*Provided records*.
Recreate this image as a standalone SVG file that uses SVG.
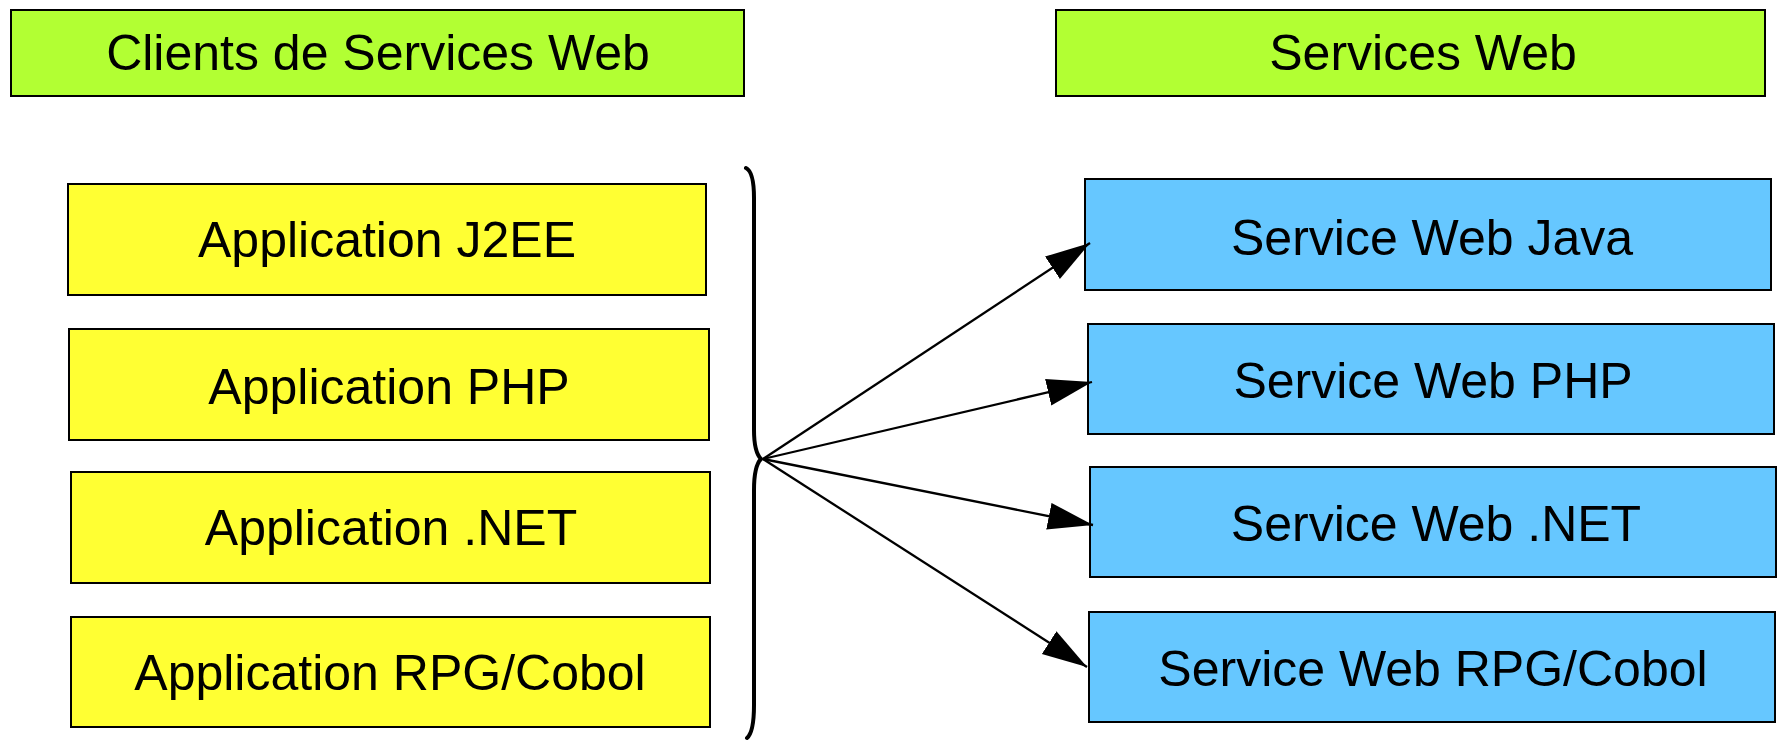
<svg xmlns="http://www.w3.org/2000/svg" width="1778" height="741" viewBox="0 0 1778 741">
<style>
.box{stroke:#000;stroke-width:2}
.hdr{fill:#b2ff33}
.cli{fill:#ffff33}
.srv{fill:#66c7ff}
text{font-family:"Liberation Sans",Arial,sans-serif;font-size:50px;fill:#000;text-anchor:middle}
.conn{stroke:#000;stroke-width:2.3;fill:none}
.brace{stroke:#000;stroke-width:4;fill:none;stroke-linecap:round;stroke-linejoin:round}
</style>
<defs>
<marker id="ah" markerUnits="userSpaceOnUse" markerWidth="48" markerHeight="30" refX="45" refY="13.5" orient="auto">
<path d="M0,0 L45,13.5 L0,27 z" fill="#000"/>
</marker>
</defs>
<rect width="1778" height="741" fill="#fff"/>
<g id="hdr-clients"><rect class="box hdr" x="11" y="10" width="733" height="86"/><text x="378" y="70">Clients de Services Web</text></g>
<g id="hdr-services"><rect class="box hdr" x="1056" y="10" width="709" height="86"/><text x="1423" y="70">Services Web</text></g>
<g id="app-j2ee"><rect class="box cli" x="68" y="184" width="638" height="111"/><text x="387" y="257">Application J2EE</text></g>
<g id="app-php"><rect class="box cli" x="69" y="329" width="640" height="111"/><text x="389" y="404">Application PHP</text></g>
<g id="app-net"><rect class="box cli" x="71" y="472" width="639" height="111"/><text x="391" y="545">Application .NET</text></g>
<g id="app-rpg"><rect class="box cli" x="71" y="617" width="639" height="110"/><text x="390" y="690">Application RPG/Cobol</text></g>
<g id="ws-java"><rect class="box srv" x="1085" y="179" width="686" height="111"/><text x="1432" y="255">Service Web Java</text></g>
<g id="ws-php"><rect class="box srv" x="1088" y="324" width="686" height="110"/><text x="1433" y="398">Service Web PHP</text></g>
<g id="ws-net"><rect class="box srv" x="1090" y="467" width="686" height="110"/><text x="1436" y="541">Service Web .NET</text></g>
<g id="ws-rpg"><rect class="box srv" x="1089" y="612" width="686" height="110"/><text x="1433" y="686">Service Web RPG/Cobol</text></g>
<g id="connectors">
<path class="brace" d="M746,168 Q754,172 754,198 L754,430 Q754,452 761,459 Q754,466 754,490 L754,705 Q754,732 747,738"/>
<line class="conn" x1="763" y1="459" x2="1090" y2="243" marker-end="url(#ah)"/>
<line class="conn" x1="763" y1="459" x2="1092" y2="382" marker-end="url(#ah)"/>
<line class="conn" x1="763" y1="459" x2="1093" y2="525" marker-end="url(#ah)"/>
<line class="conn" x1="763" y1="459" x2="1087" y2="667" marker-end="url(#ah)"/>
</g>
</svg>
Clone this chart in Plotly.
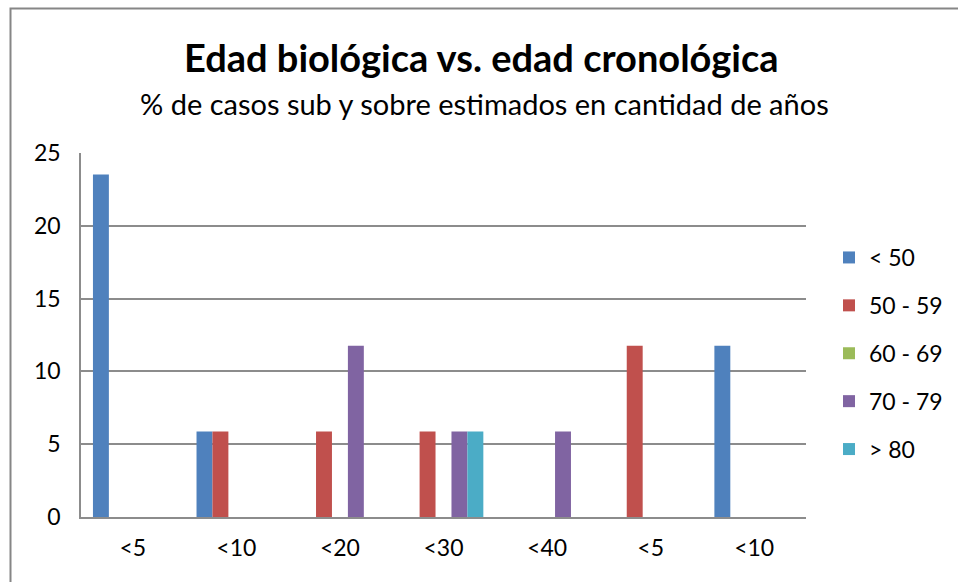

*Task instructions*. Copy every record above exactly, leaving out any pictures.

*Problem solution*.
Recreate this image as a standalone SVG file that uses SVG.
<svg xmlns="http://www.w3.org/2000/svg" width="1778" height="741" viewBox="0 0 1778 741">
<style>
.box{stroke:#000;stroke-width:2}
.hdr{fill:#b2ff33}
.cli{fill:#ffff33}
.srv{fill:#66c7ff}
text{font-family:"Liberation Sans",Arial,sans-serif;font-size:50px;fill:#000;text-anchor:middle}
.conn{stroke:#000;stroke-width:2.3;fill:none}
.brace{stroke:#000;stroke-width:4;fill:none;stroke-linecap:round;stroke-linejoin:round}
</style>
<defs>
<marker id="ah" markerUnits="userSpaceOnUse" markerWidth="48" markerHeight="30" refX="45" refY="13.5" orient="auto">
<path d="M0,0 L45,13.5 L0,27 z" fill="#000"/>
</marker>
</defs>
<rect width="1778" height="741" fill="#fff"/>
<g id="hdr-clients"><rect class="box hdr" x="11" y="10" width="733" height="86"/><text x="378" y="70">Clients de Services Web</text></g>
<g id="hdr-services"><rect class="box hdr" x="1056" y="10" width="709" height="86"/><text x="1423" y="70">Services Web</text></g>
<g id="app-j2ee"><rect class="box cli" x="68" y="184" width="638" height="111"/><text x="387" y="257">Application J2EE</text></g>
<g id="app-php"><rect class="box cli" x="69" y="329" width="640" height="111"/><text x="389" y="404">Application PHP</text></g>
<g id="app-net"><rect class="box cli" x="71" y="472" width="639" height="111"/><text x="391" y="545">Application .NET</text></g>
<g id="app-rpg"><rect class="box cli" x="71" y="617" width="639" height="110"/><text x="390" y="690">Application RPG/Cobol</text></g>
<g id="ws-java"><rect class="box srv" x="1085" y="179" width="686" height="111"/><text x="1432" y="255">Service Web Java</text></g>
<g id="ws-php"><rect class="box srv" x="1088" y="324" width="686" height="110"/><text x="1433" y="398">Service Web PHP</text></g>
<g id="ws-net"><rect class="box srv" x="1090" y="467" width="686" height="110"/><text x="1436" y="541">Service Web .NET</text></g>
<g id="ws-rpg"><rect class="box srv" x="1089" y="612" width="686" height="110"/><text x="1433" y="686">Service Web RPG/Cobol</text></g>
<g id="connectors">
<path class="brace" d="M746,168 Q754,172 754,198 L754,430 Q754,452 761,459 Q754,466 754,490 L754,705 Q754,732 747,738"/>
<line class="conn" x1="763" y1="459" x2="1090" y2="243" marker-end="url(#ah)"/>
<line class="conn" x1="763" y1="459" x2="1092" y2="382" marker-end="url(#ah)"/>
<line class="conn" x1="763" y1="459" x2="1093" y2="525" marker-end="url(#ah)"/>
<line class="conn" x1="763" y1="459" x2="1087" y2="667" marker-end="url(#ah)"/>
</g>
</svg>
Clone this chart in Plotly.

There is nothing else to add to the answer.